Teton Regional Land Trust Names Kim Trotter as Executive Director

Driggs, ID (September 22, 2022) – Eastern Idaho native and conservation leader Kim Trotter has been appointed Executive Director of Teton Regional Land Trust, whose mission is to conserve working farms and ranches, fish and wildlife habitat, and scenic open spaces in eastern Idaho for this and future generations.

For nearly three decades, Trotter has dedicated her career to conserving agricultural lands, fish and wildlife habitat, and sustainable communities in the Northern Rockies. Her extensive background includes biodiversity conservation, environmental policy, wildlife and large landscape ecology, land and water transactions, and ecological connectivity and restoration.

Trotter’s passion for protecting the area’s natural and agricultural resources dates back to her early career experience negotiating many of eastern Idaho’s early conservation easements as a Land Protection Specialist with Teton Regional Land Trust. This included safeguarding miles of habitat along the Henry’s Fork of the Snake River and procuring Idaho’s first Farm and Ranchland Protection Program grant to work with private landowners in the Sand Creek wildlife corridor.

“Twenty-three years ago, Kim started with the Land Trust as an intern and then continued as a Land Protection Specialist,” said Arantza Zabala, President of the Teton Regional Land Trust Board of Directors. “We are so excited to have one of our own come back to lead the organization.”

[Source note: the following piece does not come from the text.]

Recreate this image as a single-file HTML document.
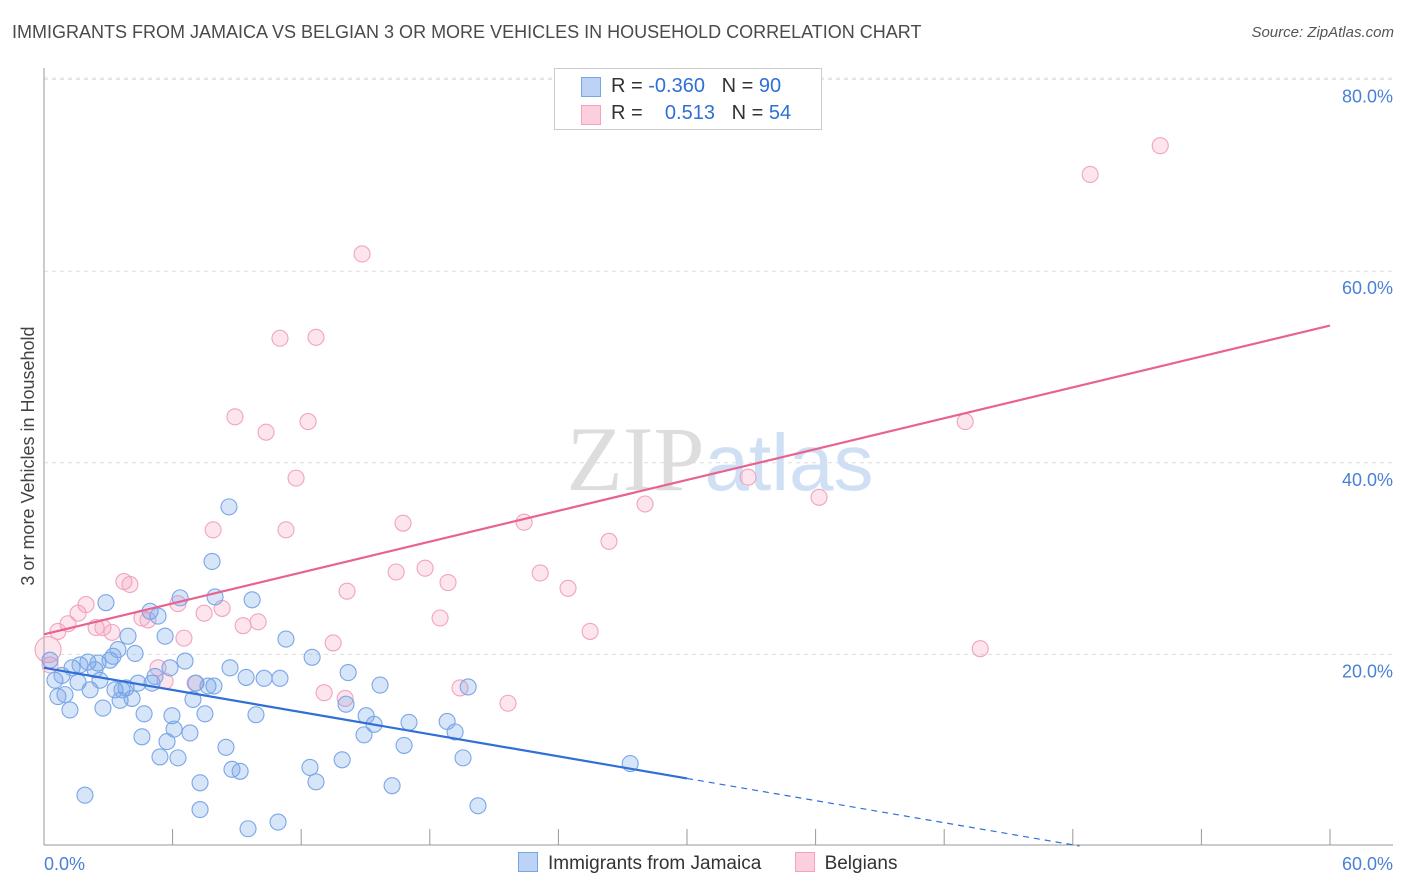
<!DOCTYPE html>
<html><head><meta charset="utf-8"><style>
body{margin:0;background:#fff;font-family:"Liberation Sans",sans-serif;}
#wrap{position:relative;width:1406px;height:892px;overflow:hidden;}
.t{position:absolute;white-space:nowrap;}
</style></head><body>
<div id="wrap">
<div class="t" style="left:12px;top:22px;font-size:18px;color:#4a4a4a;">IMMIGRANTS FROM JAMAICA VS BELGIAN 3 OR MORE VEHICLES IN HOUSEHOLD CORRELATION CHART</div>
<div class="t" style="right:12px;top:24px;font-size:15px;color:#555;font-style:italic;">Source: ZipAtlas.com</div>
<svg id="svg" width="1406" height="892" style="position:absolute;left:0;top:0"></svg>
</div>
<script>
const xTicksLabels=["0.0%","60.0%"];
const yTickValues=[20,40,60,80];
const yTickLabels=["20.0%","40.0%","60.0%","80.0%"];
const jamX=[0.28,0.51,0.65,0.84,0.98,1.21,1.31,1.59,1.68,1.91,2.05,2.15,2.38,2.52,2.61,2.75,2.89,3.08,3.22,3.31,3.45,3.55,3.64,3.83,3.92,4.11,4.25,4.39,4.57,4.67,4.95,5.04,5.18,5.32,5.41,5.65,5.74,5.88,5.97,6.07,6.25,6.35,6.58,6.81,6.95,7.09,7.28,7.28,7.51,7.65,7.84,7.93,7.98,8.49,8.63,8.68,8.77,9.15,9.43,9.52,9.71,9.89,10.27,10.92,11.01,11.29,12.41,12.51,12.69,13.91,14.09,14.19,14.93,15.03,15.40,15.68,16.24,16.80,17.03,18.81,19.18,19.55,19.79,20.25,27.35];
const jamY=[19.4,17.3,15.6,17.8,15.8,14.2,18.6,17.1,18.9,5.3,19.2,16.3,18.4,19.1,17.3,14.4,25.4,19.4,19.8,16.3,20.5,15.2,16.3,16.5,21.9,15.4,20.1,17.0,11.4,13.8,24.5,17.0,17.7,24.0,9.3,21.9,10.9,18.6,13.6,12.2,9.2,25.9,19.3,11.8,15.3,17.0,6.6,3.8,13.8,16.7,29.7,16.7,26.0,10.3,35.4,18.6,8.0,7.8,17.6,1.8,25.7,13.7,17.5,2.5,17.5,21.6,8.2,19.7,6.7,9.0,14.8,18.1,11.6,13.6,12.7,16.8,6.3,10.5,12.9,13.0,11.9,9.2,16.6,4.2,8.6];
const belX=[0.28,0.65,1.12,1.59,1.96,2.43,2.75,3.17,3.73,4.01,4.57,4.85,5.32,5.65,6.25,6.53,7.05,7.47,7.89,8.31,8.91,9.29,9.99,10.36,11.01,11.29,11.76,12.32,12.69,13.07,13.49,14.05,14.14,14.84,16.43,16.75,17.78,18.48,18.85,19.41,21.65,22.40,23.15,24.45,25.48,26.36,28.04,32.85,36.16,42.98,43.68,48.81,52.08];
const belY=[18.9,22.4,23.2,24.3,25.2,22.8,22.8,22.3,27.6,27.3,23.8,23.6,18.6,17.2,25.3,21.7,17.0,24.3,33.0,24.8,44.8,23.0,23.4,43.2,53.0,33.0,38.4,44.3,53.1,16.0,21.2,15.4,26.6,61.8,28.6,33.7,29.0,23.8,27.5,16.5,14.9,33.8,28.5,26.9,22.4,31.8,35.7,38.5,36.4,44.3,20.6,70.1,73.1];
const belBig=[0.19,20.5];
const jamTrend=[18.6,-0.385];
const belTrend=[22.1,0.537];

const X0=44,X1=1330,Y0=846,PY=9.58;
const sx=v=>X0+(X1-X0)*v/60;
const sy=v=>Y0-v*PY;
const svg=document.getElementById('svg');
const NS='http://www.w3.org/2000/svg';
function mk(tag,attrs,parent){const e=document.createElementNS(NS,tag);for(const k in attrs)e.setAttribute(k,attrs[k]);(parent||svg).appendChild(e);return e;}

for(let i=0;i<yTickValues.length;i++){
  const g=mk('line',{x1:44,x2:1393,y1:sy(yTickValues[i]),y2:sy(yTickValues[i]),stroke:'#ddd','stroke-dasharray':'4,4'});
  
  
  const t=mk('text',{x:1393,y:sy(yTickValues[i])+23,'text-anchor':'end','font-size':18,fill:'#4a7fd6','font-family':'Liberation Sans'});
  t.textContent=yTickLabels[i];
  
  
}
mk('line',{x1:44,x2:1393,y1:78,y2:78,stroke:'#ddd','stroke-dasharray':'4,4'});
const ax=mk('line',{x1:44,x2:1393,y1:845,y2:845,stroke:'#999'});


const ay=mk('line',{x1:44,x2:44,y1:68,y2:845,stroke:'#999'});


for(let i=0;i<=10;i++){const x=sx(i*6);const tk=mk('line',{x1:x,x2:x,y1:829,y2:845,stroke:'#999'});

}
const xl0=mk('text',{x:44,y:870,'font-size':18,fill:'#4a7fd6','font-family':'Liberation Sans'});xl0.textContent=xTicksLabels[0];


const xl1=mk('text',{x:1393,y:870,'text-anchor':'end','font-size':18,fill:'#4a7fd6','font-family':'Liberation Sans'});xl1.textContent=xTicksLabels[1];


const yt=mk('text',{x:34,y:456,'text-anchor':'middle','font-size':18,fill:'#444',transform:'rotate(-90 34 456)','font-family':'Liberation Sans'});yt.textContent='3 or more Vehicles in Household';


const wm=mk('text',{x:720,y:490,'text-anchor':'middle','font-size':92,'font-family':'Liberation Serif',fill:'#ddd'});
wm.innerHTML='ZIP<tspan fill="#cfe0f5" font-family="Liberation Sans" font-size="80">atlas</tspan>';


for(let i=0;i<belX.length;i++){const c=mk('circle',{cx:sx(belX[i]),cy:sy(belY[i]),r:8,fill:'rgba(244,160,190,0.28)',stroke:'#f2a3bf','stroke-width':1.1});

}
const bb=mk('circle',{cx:sx(belBig[0]),cy:sy(belBig[1]),r:13,fill:'rgba(244,160,190,0.28)',stroke:'#f2a3bf','stroke-width':1.1});


for(let i=0;i<jamX.length;i++){const c=mk('circle',{cx:sx(jamX[i]),cy:sy(jamY[i]),r:8,fill:'rgba(110,160,230,0.28)',stroke:'#7aa6e8','stroke-width':1.1});

}
const pl=mk('line',{x1:sx(0),y1:sy(belTrend[0]),x2:sx(60),y2:sy(belTrend[0]+60*belTrend[1]),stroke:'#e8638f','stroke-width':2.2});


const bl=mk('line',{x1:sx(0),y1:sy(jamTrend[0]),x2:sx(30),y2:sy(jamTrend[0]+30*jamTrend[1]),stroke:'#2f6fd6','stroke-width':2.2});


const xEnd=-jamTrend[0]/jamTrend[1];
const bd=mk('line',{x1:sx(30),y1:sy(jamTrend[0]+30*jamTrend[1]),x2:sx(xEnd),y2:sy(0),stroke:'#2f6fd6','stroke-width':1.2,'stroke-dasharray':'6,5'});


</script>
<div class="t" style="left:554px;top:68px;width:268px;height:62px;border:1px solid #ccc;background:#fff;box-sizing:border-box;">
 <div style="position:absolute;left:26px;top:8px;width:18px;height:18px;background:#bcd3f5;border:1px solid #7aa6e8;"></div>
 <div style="position:absolute;left:56px;top:6px;font-size:20px;color:#333;">R = <span style="color:#2f6fd6">-0.360</span>&nbsp;&nbsp;&nbsp;N = <span style="color:#2f6fd6">90</span></div>
 <div style="position:absolute;left:26px;top:36px;width:18px;height:18px;background:#fbcfdc;border:1px solid #f2a3bf;"></div>
 <div style="position:absolute;left:56px;top:33px;font-size:20px;color:#333;">R = &nbsp;&nbsp;&nbsp;<span style="color:#2f6fd6">0.513</span>&nbsp;&nbsp;&nbsp;N = <span style="color:#2f6fd6">54</span></div>
</div>
<div class="t" style="left:518px;top:852px;font-size:19px;color:#333;">
 <span><span style="display:inline-block;width:18px;height:18px;background:#bcd3f5;border:1px solid #7aa6e8;vertical-align:-3px;margin-right:10px;"></span>Immigrants from Jamaica</span>
 <span style="margin-left:28px;"><span style="display:inline-block;width:18px;height:18px;background:#fbcfdc;border:1px solid #f2a3bf;vertical-align:-3px;margin-right:10px;"></span>Belgians</span>
</div>
</body></html>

Trotter’s recent experience includes serving as U.S. Program Director for the Yellowstone to Yukon Conservation Initiative (Y2Y), where she led collaborative efforts to reconnect wildlife habitat through large landscape conservation. These projects included building wildlife-friendly roads and fences, increasing access to human-wildlife conflict reduction tools and programs, safeguarding key private lands, and ensuring the long-term protection of public lands.

Previously, she was Executive Director of the Community Foundation of Teton Valley, providing financial and strategic support to more than 50 local nonprofit organizations. She has also served as the Director of Trout Unlimited’s Idaho Water Project, working with landowners, water users, and state and federal agencies to promote protection and restoration of Idaho’s native and wild fisheries. During her tenure, she was appointed by Governor Otter to represent fish and wildlife interests on a committee tasked to resolve water shortages associated with the Eastern Snake Plain Aquifer in southern Idaho.

“The work of the Teton Regional Land Trust is essential in order to preserve the natural landscapes and agricultural character of our communities in eastern Idaho,” Trotter said. “The mission has always been dear to me, and I’m excited to continue to strategically protect this unique ecosystem and lead the Land
Trust forward.”

Trotter has presented regionally and internationally on wildlife and large landscape conservation, endangered species protection and recovery, and conservation partnerships. In 2019, she co-authored a chapter on the environmental politics and policy of Western public lands. Through her work to restore bull trout in central Idaho, she received the Forest Service’s most prestigious acknowledgement for partnership, the “Rise to the Future” award. For the last nine years, she served as a volunteer board member with the Idaho Conservation League. And in August, she and her family completed a year-long journey around the US and western Canada.

Trotter received her Master of Environmental Management in resource ecology from Duke University’s Nicholas School of the Environment and her Bachelor of Science degree from the University of Puget Sound.

She assumed her responsibilities as Executive Director of Teton Regional Land Trust on September 22, 2022.

Since 1990, Teton Regional Land Trust has worked with hundreds of conservation organizations and landowners to protect nearly 40,000 acres of critical wildlife habitat and working lands in eastern Idaho, including migration corridors for large mammals, native Yellowstone cutthroat trout spawning areas and tributaries, wetlands and critical bird habitat, and agricultural lands.